As announced last week by Reuters:
Nvidia is building a new business unit focused on designing bespoke chips for cloud computing firms and others, including advanced artificial intelligence (AI) processors, nine sources familiar with its plans told Reuters.
The dominant global designer and supplier of AI chips aims to capture a portion of an exploding market for custom AI chips and shield itself from the growing number of companies pursuing alternatives to its products.
The Santa Clara, California-based company controls about 80% of high-end AI chip market, a position that has sent its stock market value up 40% so far this year to $1.73 trillion after it more than tripled in 2023.
Nvidia's customers, which include ChatGPT creator OpenAI, Microsoft, Alphabet, and Meta have raced to snap up the dwindling supply of its chips to compete in the fast-emerging generative AI sector.
Its H100 and A100 chips serve as a generalized, all-purpose AI processor for many of those major customers. But the tech companies have started to develop their own internal chips for specific needs. Doing so helps reduce energy consumption, and potentially can shrink the cost and time to design.
Recognizing the threat of disruption, Nvidia’s entry into the custom silicon market is a strategic effort to retain its most significant customers.
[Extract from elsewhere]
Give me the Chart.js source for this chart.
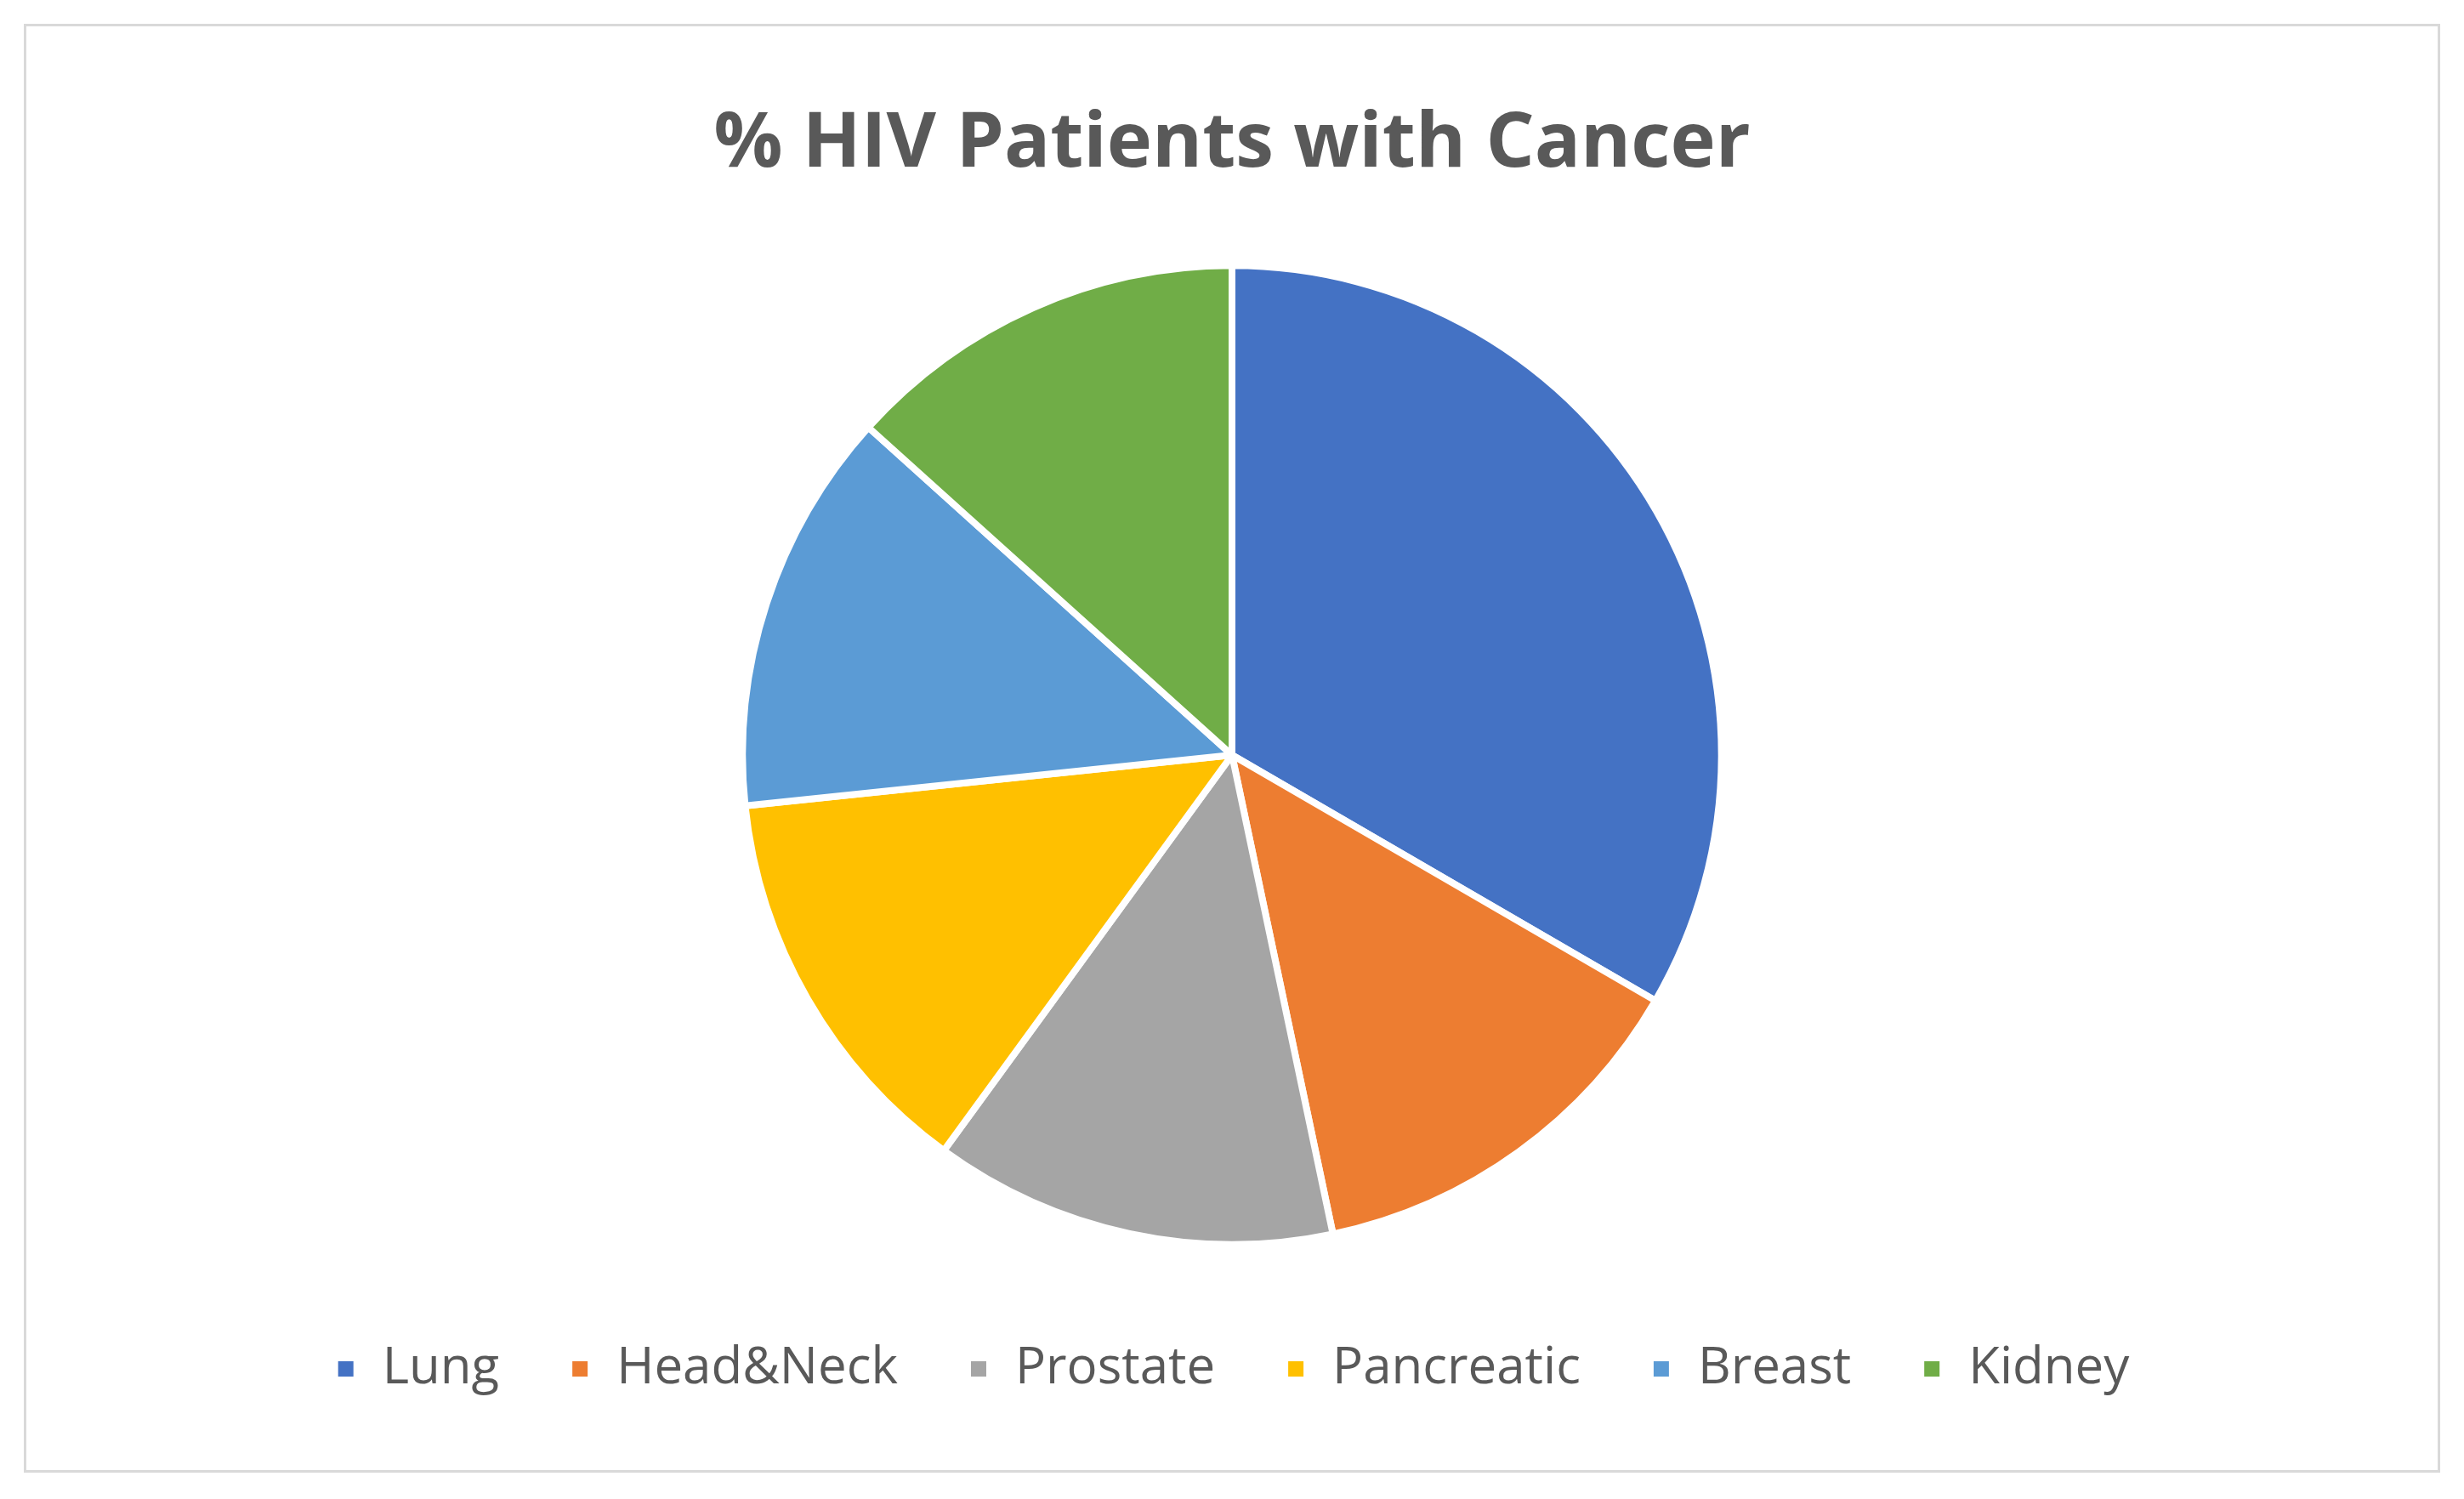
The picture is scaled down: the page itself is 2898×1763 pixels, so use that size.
<!DOCTYPE html>
<html>
<head>
<meta charset="utf-8">
<script src="https://cdn.jsdelivr.net/npm/chart.js@4.4.1/dist/chart.umd.min.js"></script>
<style>
  html, body { margin: 0; padding: 0; background: #fff; }
  .box {
    position: absolute; left: 28px; top: 28px;
    width: 2836px; height: 1698px;
    border: 3px solid #d9d9d9; box-sizing: content-box;
  }
</style>
</head>
<body>
<div class="box"><canvas id="pie" width="2836" height="1698"></canvas></div>
<script>
const categories = ['Lung', 'Head&Neck', 'Prostate', 'Pancreatic', 'Breast', 'Kidney'];
const values = [33.3, 13.3, 13.3, 13.3, 13.3, 13.3];
const colors = ['#4472c4', '#ed7d31', '#a5a5a5', '#ffc000', '#5b9bd5', '#70ad47'];

Chart.defaults.font.family = '"Open Sans", "Liberation Sans", sans-serif';
Chart.defaults.color = '#595959';

new Chart(document.getElementById('pie').getContext('2d'), {
    type: 'pie',
    data: {
        labels: categories,
        datasets: [{
            data: values,
            backgroundColor: colors,
            borderColor: '#ffffff',
            borderWidth: 8
        }]
    },
    options: {
        responsive: false,
        animation: false,
        radius: '95%',
        layout: { padding: { top: 10, bottom: 79 } },
        plugins: {
            title: {
                display: true,
                text: '% HIV Patients with Cancer',
                font: { size: 90, weight: 'bold' },
                color: '#595959',
                padding: { top: 75, bottom: 54 }
            },
            legend: {
                position: 'bottom',
                labels: {
                    font: { size: 60 },
                    color: '#595959',
                    boxWidth: 26,
                    boxHeight: 26,
                    padding: 82
                }
            },
            tooltip: { enabled: false }
        }
    }
});
</script>
</body>
</html>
However, ASIC design is a service business, which is undoubtedly different from a merchant silicon business.
Adding a service business raises many questions.
Does Nvidia have the customer relationship management skills necessary for a service-based business?
Is their finance leadership capable of guiding a new division with a distinct business model and different investment and revenue timing?
Is Wall Street capable of appreciating the service business and its ramifications despite the possibility of lower margins?
How will the market view Nvidia’s custom ASICs eroding their AI GPU pricing power?
Do Nvidia’s customers actually want custom chips from Nvidia? Many of these companies are probably looking to decrease their reliance on a lone AI hardware supplier, especially one that has considerable pricing power and a notable backlog of orders. Why should these companies stay with NVIDIA rather than developing their own chip?
It will be fun to watch Nvidia’s custom silicon business take shape. I’m guessing they won’t actually design new chips, but instead simply modify or strip down the general purpose bloat from their existing AI GPUs – for example removing FP64 cores or adding more high bandwidth memory. Though this approach is easiest to execute and aligns with current incentives, it doesn't shield NVIDIA from the competitive risks posed by custom AI silicon.
Nvidia has time to figure things out, thanks in part to their access to leading-edge foundry capacity. Even if their biggest clients or startups design better AI chips, it’s unclear competitors can procure the leading-edge foundry capacity needed to quickly build significant quantities of these chips.
We’re left wondering - can Nvidia’s custom silicon business unit fend off the risk of disruption posed by AI silicon? I’m not so sure.